Meta - Menlo Park, CA
posted 4 months ago
In this role, you will be a member of the Network AI Software team and part of the larger DC networking organization. The team is responsible for developing and owning the software stack around collective communication libraries at Meta. The overarching goal of the team is to enable Meta-wide machine learning (ML) products and innovations to leverage our large-scale training and inference fleet through an observable, reliable, and high-performance distributed AI communication stack. Currently, one of the team's primary focuses is on building customized features, software benchmarks, performance tuners, and software stacks around PyTorch to enhance the full-stack distributed ML reliability and performance, particularly in areas such as Large-Scale Generative AI (GenAI) and Large Language Model (LLM) training. We are seeking leaders who can contribute to the scaling reliability and performance of GenAI and LLM initiatives. As a Software Engineering Manager in AI Networking, you will help define the technical roadmap for the team, drive the execution of associated tasks, and support the team in resolving dependencies.
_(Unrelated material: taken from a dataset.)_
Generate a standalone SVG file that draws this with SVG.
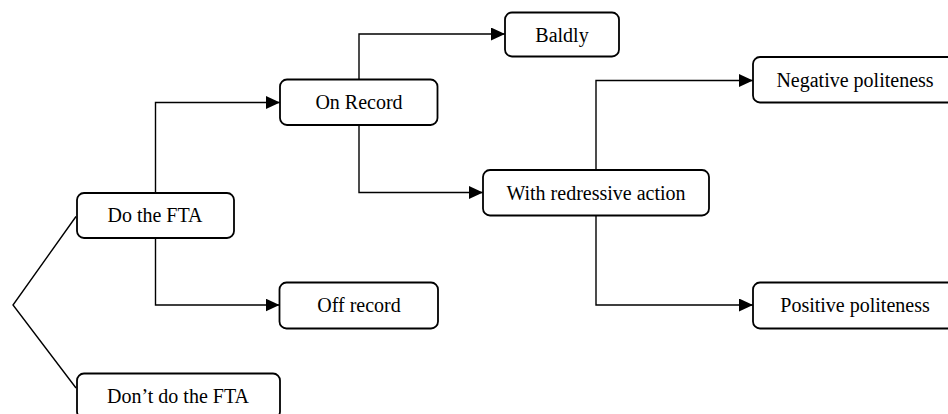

You will collaborate effectively with other groups such as Hardware, Infrastructure, and Operations, and interact with external partners as needed to resolve dependencies associated with objectives. Additionally, you will guide and help team members develop the appropriate skill sets to grow in their careers, addressing underperformance where necessary. Effective cross-functional communication and driving engineering efforts will be key components of your role.